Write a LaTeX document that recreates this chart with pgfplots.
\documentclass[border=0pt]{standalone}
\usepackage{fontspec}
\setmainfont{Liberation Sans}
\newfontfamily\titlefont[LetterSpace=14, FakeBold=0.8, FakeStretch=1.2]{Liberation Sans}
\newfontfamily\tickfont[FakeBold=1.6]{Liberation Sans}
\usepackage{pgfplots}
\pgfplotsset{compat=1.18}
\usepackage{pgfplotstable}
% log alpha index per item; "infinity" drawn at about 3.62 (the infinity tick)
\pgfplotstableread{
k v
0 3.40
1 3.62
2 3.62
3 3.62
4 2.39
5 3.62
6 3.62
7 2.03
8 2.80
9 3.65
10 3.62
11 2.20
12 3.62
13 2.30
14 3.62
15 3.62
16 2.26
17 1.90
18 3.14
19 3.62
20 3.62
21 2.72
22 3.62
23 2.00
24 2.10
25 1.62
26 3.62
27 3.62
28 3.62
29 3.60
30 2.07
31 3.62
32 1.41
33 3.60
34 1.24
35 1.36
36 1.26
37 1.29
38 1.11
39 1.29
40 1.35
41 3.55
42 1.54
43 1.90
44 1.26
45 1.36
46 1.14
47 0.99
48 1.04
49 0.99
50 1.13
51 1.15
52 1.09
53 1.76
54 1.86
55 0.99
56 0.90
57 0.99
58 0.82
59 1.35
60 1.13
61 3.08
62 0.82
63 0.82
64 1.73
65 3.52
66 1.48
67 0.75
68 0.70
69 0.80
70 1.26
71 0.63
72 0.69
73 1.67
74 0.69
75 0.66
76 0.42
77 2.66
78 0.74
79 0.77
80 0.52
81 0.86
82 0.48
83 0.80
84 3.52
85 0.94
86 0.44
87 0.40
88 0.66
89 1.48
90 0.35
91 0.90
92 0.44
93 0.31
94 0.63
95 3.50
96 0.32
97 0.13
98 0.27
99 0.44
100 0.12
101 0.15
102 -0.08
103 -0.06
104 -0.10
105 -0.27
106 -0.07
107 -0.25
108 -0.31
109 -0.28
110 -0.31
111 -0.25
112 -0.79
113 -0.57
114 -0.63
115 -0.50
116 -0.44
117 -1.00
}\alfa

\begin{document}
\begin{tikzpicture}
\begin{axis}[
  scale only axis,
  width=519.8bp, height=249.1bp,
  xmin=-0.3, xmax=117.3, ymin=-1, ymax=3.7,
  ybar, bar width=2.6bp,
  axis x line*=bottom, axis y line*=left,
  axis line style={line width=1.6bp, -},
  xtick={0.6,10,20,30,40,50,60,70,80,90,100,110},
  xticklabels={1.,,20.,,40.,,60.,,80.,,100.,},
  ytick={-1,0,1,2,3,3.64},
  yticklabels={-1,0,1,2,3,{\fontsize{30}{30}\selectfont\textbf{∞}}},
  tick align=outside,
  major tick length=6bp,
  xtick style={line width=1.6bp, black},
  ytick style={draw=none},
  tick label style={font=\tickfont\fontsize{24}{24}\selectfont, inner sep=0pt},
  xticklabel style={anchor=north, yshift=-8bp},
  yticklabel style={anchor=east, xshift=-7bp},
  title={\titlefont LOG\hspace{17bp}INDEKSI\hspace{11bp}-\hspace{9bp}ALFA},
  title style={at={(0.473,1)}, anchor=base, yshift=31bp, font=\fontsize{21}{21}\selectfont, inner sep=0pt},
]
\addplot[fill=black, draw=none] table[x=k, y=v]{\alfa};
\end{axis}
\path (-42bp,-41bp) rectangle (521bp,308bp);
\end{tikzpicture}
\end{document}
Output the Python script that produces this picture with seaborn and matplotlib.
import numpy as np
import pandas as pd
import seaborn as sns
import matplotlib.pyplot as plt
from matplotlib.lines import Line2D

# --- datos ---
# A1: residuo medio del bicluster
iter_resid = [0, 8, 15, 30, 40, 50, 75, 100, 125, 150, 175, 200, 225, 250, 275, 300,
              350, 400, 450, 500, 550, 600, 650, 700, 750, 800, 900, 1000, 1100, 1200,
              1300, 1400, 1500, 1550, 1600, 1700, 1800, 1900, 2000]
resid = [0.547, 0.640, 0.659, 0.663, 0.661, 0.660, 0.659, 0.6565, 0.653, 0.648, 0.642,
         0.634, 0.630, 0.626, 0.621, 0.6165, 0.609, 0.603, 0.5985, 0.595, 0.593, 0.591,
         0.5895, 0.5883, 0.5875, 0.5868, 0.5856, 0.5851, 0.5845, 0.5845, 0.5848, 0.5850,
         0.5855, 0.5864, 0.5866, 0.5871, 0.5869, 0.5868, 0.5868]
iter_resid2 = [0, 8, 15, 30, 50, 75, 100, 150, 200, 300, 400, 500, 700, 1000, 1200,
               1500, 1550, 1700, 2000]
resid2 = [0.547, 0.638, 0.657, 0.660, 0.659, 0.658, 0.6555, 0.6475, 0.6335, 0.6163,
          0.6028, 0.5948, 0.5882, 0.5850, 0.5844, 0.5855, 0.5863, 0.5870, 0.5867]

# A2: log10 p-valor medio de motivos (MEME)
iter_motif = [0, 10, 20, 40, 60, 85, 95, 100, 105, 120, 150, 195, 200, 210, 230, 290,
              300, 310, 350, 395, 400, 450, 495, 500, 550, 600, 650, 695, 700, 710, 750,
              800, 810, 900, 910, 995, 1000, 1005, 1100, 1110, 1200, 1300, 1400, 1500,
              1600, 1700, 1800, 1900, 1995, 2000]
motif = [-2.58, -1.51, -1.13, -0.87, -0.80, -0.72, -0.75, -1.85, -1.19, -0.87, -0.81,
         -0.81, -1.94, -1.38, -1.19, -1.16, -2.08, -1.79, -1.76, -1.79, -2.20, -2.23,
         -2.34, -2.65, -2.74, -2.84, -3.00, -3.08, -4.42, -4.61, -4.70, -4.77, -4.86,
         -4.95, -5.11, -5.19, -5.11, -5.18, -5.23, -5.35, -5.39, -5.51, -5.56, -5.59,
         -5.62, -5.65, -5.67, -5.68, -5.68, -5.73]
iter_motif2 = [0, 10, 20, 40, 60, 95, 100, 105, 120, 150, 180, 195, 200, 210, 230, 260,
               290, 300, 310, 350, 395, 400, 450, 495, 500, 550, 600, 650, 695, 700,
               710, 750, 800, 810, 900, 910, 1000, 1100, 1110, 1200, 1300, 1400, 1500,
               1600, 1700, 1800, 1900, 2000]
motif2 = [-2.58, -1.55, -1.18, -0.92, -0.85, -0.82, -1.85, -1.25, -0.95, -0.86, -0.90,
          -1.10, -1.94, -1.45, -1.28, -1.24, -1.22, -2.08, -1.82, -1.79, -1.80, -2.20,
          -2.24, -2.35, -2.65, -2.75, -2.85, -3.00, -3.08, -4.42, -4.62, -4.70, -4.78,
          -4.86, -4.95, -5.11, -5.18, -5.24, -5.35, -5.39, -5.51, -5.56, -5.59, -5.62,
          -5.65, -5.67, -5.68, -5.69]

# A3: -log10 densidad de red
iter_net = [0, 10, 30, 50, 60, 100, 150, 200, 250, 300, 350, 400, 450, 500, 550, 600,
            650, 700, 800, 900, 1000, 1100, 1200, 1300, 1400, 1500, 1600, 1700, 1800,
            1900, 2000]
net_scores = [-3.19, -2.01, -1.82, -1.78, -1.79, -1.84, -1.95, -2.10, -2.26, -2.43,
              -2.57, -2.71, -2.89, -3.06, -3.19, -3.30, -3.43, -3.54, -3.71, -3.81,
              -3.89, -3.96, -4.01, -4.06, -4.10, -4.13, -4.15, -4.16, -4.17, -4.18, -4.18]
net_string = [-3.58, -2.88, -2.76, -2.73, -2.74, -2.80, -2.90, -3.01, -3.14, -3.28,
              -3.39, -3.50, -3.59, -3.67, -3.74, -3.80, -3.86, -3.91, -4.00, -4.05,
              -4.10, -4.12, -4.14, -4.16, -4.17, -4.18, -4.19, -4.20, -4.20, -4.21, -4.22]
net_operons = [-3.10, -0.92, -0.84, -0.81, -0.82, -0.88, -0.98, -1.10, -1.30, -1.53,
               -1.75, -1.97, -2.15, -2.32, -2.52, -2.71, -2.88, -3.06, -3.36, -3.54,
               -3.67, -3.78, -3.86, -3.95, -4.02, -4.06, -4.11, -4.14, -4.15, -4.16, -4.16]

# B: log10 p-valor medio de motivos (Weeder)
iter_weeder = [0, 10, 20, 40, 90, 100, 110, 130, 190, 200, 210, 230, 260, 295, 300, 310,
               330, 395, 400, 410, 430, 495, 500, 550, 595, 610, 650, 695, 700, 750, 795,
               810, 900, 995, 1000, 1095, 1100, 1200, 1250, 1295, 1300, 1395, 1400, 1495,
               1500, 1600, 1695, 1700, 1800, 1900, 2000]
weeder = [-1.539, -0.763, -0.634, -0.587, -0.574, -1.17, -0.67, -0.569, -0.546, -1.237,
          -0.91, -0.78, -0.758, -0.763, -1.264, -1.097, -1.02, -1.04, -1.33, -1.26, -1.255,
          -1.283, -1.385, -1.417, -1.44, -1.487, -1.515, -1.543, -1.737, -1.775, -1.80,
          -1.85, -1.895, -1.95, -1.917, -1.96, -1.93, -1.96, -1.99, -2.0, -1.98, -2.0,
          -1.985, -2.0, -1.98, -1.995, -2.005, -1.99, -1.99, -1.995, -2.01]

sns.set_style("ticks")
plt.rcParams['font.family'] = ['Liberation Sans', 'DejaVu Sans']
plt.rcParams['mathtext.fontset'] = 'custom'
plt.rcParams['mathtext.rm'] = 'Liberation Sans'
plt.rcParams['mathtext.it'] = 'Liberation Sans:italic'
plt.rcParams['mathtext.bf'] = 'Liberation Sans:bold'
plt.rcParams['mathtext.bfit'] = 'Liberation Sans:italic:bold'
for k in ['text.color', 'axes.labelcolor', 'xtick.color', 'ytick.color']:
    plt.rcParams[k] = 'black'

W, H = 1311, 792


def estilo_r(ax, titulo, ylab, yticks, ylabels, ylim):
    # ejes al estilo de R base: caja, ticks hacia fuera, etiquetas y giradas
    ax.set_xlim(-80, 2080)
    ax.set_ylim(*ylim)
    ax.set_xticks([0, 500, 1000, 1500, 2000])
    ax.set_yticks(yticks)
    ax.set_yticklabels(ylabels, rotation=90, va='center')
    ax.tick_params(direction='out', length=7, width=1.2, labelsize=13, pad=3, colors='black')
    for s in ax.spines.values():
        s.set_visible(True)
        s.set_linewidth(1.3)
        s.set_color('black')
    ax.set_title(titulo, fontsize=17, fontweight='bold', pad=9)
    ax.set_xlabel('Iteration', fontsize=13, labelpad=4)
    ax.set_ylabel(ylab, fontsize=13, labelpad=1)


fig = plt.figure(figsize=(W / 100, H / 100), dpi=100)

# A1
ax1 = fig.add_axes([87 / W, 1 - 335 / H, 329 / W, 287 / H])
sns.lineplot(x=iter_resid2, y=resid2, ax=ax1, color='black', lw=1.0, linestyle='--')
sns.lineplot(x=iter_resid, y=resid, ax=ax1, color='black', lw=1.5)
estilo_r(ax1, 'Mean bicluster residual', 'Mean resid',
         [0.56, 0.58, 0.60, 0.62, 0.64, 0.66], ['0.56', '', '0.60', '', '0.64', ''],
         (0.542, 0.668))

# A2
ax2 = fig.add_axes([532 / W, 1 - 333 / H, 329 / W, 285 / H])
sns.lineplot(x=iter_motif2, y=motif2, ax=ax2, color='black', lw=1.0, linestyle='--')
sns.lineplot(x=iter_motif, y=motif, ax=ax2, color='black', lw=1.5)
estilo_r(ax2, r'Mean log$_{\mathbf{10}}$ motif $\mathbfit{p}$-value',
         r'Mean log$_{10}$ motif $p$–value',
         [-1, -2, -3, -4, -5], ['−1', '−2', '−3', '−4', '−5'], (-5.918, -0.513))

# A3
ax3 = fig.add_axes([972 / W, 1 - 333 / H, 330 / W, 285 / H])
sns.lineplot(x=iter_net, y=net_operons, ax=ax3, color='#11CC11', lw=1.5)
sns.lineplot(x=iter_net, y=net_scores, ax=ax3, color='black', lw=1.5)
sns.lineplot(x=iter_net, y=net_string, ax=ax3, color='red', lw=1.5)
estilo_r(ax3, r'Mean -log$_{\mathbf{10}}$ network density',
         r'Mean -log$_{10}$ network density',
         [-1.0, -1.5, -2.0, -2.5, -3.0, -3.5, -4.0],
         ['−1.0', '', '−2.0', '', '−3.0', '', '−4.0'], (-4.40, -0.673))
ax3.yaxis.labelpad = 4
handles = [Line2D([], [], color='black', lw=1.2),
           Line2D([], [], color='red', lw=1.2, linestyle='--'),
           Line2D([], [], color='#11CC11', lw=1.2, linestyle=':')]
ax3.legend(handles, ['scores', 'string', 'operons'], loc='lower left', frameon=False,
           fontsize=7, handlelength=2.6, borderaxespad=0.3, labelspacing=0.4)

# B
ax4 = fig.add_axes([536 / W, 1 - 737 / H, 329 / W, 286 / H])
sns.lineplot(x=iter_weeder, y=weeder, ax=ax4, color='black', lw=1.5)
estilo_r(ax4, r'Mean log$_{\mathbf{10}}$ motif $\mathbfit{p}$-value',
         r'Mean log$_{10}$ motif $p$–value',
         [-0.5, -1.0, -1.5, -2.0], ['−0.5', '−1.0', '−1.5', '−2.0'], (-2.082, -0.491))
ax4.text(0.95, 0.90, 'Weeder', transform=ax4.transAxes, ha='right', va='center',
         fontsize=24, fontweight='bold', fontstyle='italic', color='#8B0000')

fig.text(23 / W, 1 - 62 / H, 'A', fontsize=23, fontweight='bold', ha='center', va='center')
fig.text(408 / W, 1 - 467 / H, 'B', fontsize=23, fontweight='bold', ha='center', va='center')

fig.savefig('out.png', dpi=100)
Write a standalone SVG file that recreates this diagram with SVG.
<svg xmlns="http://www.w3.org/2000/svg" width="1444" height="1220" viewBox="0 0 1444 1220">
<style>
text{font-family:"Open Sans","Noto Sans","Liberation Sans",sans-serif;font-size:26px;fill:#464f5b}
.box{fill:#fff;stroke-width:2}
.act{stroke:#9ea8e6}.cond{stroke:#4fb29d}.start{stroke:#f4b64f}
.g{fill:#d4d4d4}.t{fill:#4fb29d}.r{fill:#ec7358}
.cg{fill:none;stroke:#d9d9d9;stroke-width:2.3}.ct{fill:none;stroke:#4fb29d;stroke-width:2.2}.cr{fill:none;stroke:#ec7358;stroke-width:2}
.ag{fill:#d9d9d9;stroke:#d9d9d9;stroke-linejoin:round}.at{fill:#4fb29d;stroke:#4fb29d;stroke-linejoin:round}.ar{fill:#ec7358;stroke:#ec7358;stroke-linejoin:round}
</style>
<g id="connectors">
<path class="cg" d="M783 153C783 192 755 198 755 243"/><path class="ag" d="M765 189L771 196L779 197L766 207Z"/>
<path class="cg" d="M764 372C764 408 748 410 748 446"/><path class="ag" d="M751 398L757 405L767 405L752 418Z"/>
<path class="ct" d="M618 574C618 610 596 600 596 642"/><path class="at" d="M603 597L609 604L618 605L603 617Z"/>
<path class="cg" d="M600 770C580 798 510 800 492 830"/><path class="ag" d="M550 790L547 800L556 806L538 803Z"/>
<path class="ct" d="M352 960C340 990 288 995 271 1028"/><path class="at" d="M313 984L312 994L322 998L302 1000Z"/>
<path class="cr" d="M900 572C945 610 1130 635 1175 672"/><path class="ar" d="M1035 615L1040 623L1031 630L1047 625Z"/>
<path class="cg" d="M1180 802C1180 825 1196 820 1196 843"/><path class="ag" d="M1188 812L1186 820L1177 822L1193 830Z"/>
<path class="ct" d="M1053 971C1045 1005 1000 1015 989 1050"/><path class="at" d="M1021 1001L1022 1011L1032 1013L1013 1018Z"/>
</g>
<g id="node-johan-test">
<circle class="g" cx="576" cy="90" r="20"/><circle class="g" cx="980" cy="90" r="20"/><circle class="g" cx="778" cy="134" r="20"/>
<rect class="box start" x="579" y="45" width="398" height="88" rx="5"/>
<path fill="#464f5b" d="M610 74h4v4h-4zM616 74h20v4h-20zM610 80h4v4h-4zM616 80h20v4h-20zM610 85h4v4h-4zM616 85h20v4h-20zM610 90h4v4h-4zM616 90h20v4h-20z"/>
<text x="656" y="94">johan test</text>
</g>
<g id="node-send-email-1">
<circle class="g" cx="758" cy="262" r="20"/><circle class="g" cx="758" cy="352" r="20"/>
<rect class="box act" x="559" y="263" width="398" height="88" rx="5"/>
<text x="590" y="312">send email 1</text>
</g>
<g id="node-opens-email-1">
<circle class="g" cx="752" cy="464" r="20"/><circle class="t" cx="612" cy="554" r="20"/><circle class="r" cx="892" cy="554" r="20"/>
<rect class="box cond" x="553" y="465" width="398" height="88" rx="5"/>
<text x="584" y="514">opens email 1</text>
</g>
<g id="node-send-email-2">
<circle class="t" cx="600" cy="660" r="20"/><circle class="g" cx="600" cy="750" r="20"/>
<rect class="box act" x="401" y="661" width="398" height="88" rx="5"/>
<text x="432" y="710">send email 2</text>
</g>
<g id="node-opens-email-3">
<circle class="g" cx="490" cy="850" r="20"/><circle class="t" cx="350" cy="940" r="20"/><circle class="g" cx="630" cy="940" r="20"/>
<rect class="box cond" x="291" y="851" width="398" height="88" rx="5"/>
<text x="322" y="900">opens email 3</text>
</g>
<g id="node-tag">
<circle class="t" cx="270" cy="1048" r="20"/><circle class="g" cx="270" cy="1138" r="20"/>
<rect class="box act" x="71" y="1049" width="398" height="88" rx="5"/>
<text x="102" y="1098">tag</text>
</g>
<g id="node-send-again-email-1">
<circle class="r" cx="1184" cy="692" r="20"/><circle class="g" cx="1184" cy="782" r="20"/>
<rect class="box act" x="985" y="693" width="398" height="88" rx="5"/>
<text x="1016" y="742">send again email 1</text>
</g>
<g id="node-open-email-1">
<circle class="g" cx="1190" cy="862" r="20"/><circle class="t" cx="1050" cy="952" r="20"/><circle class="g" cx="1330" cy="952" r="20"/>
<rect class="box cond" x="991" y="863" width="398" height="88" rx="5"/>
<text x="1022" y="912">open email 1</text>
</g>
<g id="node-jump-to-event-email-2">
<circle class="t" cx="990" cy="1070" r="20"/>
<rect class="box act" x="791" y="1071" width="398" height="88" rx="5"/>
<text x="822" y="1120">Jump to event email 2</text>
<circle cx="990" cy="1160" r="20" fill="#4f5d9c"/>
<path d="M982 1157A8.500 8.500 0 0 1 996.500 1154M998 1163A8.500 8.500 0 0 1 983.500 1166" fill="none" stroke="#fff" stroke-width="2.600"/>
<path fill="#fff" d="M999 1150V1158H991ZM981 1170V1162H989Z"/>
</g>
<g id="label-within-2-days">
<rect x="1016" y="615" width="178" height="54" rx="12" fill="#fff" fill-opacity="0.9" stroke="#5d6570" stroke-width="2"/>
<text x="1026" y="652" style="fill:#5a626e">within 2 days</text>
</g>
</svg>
============================================================
* **Exercise prompt**: Filter the entries down to the lines containing "that". Copy each of those lines.

* **Task answer**:
Write a LaTeX document that recreates this chart with pgfplots.
Output the Python script that produces this picture with seaborn and matplotlib.
Write a standalone SVG file that recreates this diagram with SVG.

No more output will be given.